++++ Entries

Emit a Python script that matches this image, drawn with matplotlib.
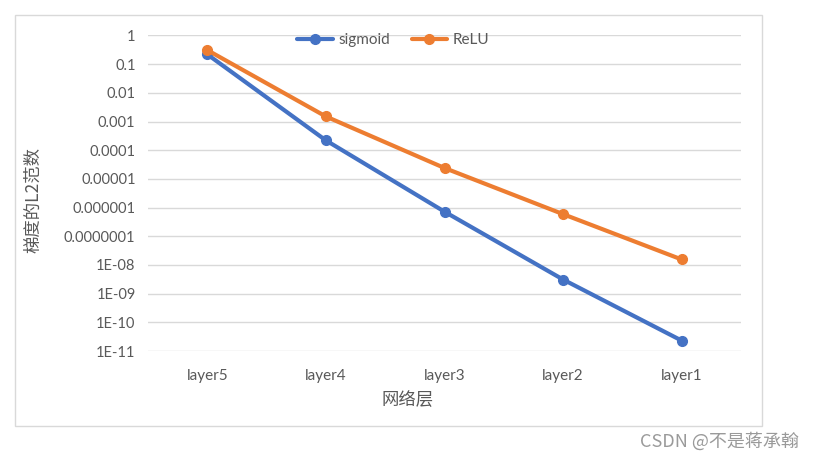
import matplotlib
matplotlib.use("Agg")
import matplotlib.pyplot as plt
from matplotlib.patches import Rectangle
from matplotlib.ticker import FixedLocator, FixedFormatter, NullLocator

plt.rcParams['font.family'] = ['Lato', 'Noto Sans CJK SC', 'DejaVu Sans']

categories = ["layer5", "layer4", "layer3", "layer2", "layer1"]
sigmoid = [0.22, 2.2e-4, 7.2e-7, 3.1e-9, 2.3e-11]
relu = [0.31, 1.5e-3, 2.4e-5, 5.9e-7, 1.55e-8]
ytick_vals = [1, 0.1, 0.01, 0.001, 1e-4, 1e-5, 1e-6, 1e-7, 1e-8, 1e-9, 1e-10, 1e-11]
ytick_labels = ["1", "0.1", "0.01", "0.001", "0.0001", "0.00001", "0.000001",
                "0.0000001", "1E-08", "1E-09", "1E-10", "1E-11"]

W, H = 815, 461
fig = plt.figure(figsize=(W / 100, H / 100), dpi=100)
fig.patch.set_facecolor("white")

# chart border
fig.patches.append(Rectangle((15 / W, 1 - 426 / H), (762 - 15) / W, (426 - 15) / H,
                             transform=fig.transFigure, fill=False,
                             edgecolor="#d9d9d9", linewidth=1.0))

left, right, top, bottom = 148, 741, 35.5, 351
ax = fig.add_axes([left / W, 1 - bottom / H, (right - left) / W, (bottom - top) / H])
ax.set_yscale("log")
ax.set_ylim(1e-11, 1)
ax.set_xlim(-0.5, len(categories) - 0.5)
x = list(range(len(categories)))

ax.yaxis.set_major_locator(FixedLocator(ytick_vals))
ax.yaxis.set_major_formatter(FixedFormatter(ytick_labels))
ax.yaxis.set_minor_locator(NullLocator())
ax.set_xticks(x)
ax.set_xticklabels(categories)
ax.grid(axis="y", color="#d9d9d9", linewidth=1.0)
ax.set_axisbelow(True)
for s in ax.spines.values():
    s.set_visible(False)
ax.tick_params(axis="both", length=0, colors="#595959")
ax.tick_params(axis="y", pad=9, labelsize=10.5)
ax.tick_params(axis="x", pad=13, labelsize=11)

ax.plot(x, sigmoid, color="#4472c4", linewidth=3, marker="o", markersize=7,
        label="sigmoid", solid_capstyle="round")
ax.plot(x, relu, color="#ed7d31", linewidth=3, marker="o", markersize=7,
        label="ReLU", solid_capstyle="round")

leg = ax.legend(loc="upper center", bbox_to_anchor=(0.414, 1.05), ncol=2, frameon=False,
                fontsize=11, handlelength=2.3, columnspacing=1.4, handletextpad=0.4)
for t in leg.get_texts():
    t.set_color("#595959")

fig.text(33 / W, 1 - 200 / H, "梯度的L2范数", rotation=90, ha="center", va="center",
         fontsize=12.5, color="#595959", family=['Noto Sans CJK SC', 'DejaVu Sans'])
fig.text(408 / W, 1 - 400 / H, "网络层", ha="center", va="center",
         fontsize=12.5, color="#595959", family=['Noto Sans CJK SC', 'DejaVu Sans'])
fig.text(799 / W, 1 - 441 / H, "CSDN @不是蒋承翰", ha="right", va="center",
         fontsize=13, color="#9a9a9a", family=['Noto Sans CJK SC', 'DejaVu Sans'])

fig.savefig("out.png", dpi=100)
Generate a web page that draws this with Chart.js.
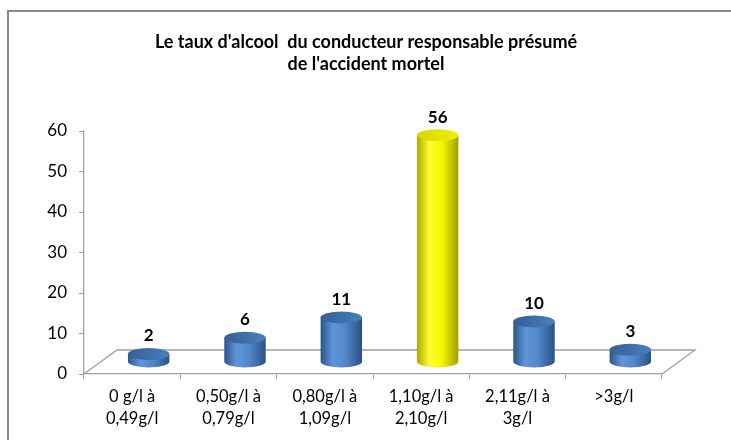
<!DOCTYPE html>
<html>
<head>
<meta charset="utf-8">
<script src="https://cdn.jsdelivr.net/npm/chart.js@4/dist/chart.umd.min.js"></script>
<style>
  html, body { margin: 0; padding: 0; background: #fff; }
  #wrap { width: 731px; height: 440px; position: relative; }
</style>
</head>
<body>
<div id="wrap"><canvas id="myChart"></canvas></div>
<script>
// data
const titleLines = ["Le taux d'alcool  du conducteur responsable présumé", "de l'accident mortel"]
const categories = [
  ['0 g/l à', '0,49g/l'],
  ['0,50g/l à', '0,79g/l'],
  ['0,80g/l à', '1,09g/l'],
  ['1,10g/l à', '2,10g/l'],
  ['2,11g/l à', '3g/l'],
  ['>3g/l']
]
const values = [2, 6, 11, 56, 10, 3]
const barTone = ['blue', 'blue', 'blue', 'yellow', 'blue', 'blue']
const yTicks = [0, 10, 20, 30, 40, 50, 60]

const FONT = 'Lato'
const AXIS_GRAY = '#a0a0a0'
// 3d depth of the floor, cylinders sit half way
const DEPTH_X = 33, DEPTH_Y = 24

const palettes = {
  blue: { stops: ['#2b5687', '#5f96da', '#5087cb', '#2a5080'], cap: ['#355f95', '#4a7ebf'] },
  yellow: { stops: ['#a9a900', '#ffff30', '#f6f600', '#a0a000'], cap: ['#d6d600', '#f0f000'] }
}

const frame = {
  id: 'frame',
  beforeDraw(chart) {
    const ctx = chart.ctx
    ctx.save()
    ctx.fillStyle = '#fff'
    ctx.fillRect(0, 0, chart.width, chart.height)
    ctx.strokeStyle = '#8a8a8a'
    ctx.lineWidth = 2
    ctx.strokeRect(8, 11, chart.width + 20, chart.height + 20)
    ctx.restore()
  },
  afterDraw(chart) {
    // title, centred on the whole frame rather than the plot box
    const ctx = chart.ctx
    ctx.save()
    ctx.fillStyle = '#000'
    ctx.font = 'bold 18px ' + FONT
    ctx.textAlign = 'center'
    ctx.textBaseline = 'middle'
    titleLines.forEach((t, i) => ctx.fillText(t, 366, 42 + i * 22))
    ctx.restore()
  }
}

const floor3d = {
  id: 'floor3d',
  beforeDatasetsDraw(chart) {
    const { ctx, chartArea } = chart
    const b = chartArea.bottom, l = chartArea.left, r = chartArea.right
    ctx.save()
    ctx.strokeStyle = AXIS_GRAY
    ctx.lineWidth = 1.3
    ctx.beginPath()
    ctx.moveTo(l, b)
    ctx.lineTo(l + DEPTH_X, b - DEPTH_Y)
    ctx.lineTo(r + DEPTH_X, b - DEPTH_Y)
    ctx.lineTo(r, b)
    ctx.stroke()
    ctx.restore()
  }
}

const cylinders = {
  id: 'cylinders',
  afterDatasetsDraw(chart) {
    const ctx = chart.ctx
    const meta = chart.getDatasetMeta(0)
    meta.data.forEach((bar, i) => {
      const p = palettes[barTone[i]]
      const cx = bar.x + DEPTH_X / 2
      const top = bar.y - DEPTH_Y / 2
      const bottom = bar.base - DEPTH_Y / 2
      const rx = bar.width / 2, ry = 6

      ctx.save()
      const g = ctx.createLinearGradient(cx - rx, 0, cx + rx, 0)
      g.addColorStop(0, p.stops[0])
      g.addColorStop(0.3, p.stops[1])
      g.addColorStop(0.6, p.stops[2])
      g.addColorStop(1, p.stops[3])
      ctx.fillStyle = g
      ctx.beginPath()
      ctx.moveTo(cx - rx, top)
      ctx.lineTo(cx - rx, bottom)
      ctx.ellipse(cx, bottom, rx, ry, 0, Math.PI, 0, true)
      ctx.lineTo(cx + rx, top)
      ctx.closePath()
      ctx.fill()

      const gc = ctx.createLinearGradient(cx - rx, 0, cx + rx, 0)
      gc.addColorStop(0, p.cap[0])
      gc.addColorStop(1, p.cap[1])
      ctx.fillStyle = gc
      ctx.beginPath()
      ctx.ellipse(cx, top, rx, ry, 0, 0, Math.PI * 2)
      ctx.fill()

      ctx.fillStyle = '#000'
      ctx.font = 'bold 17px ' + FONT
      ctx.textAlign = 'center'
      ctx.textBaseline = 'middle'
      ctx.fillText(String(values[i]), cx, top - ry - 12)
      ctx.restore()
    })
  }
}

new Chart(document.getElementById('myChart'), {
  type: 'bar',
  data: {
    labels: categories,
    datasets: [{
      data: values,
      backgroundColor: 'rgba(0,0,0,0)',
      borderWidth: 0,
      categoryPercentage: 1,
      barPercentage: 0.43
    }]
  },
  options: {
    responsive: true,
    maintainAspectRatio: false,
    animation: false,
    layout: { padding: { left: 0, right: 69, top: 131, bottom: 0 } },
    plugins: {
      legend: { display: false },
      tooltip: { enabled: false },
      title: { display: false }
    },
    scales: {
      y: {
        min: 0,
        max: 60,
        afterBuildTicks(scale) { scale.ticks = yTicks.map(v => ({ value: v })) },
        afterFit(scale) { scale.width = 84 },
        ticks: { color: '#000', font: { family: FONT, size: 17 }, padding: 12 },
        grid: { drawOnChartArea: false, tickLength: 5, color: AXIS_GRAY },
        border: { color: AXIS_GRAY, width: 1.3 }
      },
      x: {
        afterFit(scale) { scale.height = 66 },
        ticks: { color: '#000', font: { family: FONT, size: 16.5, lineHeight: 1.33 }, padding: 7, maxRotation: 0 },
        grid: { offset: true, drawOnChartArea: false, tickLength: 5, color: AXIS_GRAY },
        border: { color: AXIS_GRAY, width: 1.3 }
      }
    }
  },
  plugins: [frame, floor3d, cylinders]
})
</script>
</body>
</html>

++++++++
++++ Entries

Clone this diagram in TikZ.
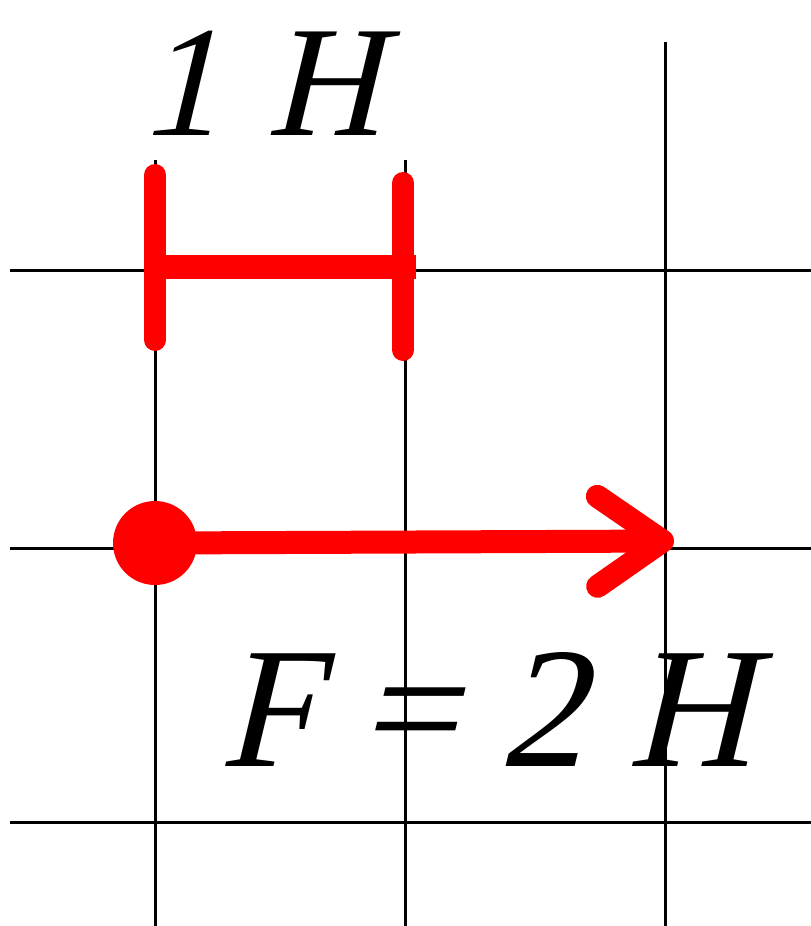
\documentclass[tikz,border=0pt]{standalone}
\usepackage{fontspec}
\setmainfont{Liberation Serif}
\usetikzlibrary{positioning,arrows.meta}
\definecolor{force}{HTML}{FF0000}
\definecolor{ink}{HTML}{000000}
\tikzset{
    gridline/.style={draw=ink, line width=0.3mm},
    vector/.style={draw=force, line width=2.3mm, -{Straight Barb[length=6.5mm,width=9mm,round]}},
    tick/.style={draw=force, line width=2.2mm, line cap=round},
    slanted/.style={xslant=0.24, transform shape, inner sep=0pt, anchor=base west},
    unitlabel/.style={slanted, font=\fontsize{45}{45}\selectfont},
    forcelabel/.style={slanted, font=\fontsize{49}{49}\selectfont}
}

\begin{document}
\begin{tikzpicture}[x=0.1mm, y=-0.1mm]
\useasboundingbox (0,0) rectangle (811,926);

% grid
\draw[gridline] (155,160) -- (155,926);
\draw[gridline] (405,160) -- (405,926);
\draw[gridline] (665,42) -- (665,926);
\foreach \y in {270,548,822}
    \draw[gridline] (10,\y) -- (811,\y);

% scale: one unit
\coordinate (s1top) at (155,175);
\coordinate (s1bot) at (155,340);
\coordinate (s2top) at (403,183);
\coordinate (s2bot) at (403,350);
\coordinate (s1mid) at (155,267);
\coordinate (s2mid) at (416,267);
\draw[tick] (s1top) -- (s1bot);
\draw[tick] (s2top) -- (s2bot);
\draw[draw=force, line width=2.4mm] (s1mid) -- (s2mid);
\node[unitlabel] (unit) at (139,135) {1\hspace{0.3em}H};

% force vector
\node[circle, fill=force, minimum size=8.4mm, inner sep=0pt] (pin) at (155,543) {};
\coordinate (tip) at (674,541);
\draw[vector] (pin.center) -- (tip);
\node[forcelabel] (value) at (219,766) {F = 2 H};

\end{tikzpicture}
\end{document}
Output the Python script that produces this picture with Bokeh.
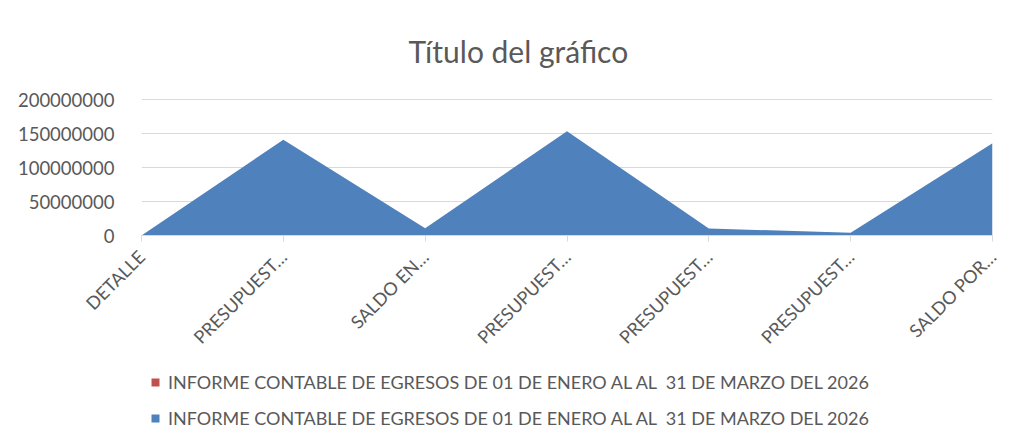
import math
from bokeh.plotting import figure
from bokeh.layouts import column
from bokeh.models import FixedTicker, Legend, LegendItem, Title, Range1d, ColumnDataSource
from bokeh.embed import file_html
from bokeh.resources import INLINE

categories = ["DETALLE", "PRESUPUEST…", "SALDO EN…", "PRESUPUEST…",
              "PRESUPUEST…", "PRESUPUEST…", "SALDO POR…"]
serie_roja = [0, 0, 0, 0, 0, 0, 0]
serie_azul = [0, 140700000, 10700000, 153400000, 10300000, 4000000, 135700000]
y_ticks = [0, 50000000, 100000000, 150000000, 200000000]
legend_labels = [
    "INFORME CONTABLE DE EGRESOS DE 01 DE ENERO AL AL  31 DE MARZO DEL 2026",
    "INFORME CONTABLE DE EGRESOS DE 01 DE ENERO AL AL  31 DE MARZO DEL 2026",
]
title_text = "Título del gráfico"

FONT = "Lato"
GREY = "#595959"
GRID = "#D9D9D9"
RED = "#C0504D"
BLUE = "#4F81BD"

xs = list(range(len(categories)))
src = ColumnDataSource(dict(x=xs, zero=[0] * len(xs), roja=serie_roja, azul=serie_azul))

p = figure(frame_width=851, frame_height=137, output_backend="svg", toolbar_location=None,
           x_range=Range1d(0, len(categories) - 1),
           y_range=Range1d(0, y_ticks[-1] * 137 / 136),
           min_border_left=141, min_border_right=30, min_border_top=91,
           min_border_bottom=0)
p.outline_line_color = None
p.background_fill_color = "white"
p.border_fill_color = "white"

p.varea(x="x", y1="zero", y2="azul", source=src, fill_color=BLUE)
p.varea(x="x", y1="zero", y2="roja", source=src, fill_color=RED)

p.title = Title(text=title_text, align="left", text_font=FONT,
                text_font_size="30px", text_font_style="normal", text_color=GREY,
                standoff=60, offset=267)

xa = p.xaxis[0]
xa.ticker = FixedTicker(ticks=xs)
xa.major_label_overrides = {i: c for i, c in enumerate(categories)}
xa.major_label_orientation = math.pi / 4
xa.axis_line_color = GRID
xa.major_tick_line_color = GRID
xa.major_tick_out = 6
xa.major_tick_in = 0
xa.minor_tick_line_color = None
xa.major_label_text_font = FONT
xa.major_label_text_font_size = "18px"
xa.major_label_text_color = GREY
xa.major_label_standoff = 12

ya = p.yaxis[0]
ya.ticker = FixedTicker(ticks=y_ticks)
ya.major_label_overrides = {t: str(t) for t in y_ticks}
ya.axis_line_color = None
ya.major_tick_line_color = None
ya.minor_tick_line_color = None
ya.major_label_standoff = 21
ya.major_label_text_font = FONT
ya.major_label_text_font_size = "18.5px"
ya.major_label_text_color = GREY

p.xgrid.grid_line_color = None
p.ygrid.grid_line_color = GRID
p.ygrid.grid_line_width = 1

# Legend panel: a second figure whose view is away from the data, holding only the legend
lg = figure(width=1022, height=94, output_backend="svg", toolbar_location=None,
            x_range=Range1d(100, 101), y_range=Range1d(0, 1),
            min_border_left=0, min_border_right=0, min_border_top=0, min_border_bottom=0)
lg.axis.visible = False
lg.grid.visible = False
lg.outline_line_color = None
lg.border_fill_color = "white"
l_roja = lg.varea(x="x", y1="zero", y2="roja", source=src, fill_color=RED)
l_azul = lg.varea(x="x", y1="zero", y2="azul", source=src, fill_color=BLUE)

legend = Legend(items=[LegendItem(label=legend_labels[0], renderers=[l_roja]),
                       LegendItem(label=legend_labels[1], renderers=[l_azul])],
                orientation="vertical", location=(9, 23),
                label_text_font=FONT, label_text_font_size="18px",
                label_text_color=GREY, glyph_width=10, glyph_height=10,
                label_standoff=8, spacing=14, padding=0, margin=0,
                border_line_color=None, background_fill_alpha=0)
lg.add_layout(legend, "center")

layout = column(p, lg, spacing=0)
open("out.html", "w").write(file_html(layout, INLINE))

++++++++
++++ Entries

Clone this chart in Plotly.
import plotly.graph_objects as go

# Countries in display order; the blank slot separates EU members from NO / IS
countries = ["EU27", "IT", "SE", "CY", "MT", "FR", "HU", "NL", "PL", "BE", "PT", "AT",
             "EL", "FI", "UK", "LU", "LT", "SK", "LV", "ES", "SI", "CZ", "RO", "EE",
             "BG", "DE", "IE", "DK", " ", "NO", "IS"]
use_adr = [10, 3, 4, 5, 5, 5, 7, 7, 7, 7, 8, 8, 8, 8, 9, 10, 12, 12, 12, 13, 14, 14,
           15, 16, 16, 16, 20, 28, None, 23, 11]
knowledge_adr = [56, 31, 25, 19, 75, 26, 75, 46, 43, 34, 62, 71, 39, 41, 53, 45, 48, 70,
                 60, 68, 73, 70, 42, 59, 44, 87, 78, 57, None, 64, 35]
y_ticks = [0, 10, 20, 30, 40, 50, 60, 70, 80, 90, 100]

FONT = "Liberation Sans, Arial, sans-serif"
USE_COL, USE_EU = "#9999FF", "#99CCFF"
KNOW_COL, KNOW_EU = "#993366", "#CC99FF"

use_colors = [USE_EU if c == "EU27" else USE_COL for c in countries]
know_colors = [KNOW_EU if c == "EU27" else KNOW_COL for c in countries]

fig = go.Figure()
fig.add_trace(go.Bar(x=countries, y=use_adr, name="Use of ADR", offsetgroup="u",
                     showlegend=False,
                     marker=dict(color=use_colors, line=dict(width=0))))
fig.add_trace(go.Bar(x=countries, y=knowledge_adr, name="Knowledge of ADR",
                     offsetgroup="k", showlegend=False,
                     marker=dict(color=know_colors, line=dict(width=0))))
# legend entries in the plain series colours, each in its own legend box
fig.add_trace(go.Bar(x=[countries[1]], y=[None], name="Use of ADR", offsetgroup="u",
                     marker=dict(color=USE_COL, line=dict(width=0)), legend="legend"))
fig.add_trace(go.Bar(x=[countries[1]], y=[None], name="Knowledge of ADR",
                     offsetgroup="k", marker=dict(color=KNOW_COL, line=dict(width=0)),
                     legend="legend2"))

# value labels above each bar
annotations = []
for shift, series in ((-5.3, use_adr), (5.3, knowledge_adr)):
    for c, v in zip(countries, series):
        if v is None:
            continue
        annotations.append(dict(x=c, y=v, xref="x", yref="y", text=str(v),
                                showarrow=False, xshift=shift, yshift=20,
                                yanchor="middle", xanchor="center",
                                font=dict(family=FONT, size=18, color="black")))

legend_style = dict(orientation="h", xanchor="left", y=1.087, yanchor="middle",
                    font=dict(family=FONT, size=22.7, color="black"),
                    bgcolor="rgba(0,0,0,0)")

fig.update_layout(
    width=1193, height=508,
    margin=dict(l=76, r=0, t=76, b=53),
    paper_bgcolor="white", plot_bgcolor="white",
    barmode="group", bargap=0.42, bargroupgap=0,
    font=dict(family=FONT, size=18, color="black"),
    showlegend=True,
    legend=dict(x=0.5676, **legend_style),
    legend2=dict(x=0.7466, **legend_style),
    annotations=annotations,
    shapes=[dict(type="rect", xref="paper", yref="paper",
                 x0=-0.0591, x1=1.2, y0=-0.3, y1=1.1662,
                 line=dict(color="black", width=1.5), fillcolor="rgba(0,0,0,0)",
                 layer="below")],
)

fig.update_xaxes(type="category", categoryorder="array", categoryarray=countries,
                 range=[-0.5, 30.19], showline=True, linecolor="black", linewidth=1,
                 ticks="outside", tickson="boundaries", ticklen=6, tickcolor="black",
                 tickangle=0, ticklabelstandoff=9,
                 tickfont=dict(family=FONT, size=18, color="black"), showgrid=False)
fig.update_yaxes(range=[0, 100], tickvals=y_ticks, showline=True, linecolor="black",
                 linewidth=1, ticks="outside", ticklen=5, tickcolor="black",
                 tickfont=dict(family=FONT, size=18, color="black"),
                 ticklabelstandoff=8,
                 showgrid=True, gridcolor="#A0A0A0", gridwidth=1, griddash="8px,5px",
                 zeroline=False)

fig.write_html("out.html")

++++++++

What the task asks
Exactly as they appear, write out the lines from the one containing "Output the Python" down to the one containing "from bokeh.resources import INLINE", both included. Pictures are left out.

Result
Output the Python script that produces this picture with Bokeh.
import math
from bokeh.plotting import figure
from bokeh.layouts import column
from bokeh.models import FixedTicker, Legend, LegendItem, Title, Range1d, ColumnDataSource
from bokeh.embed import file_html
from bokeh.resources import INLINE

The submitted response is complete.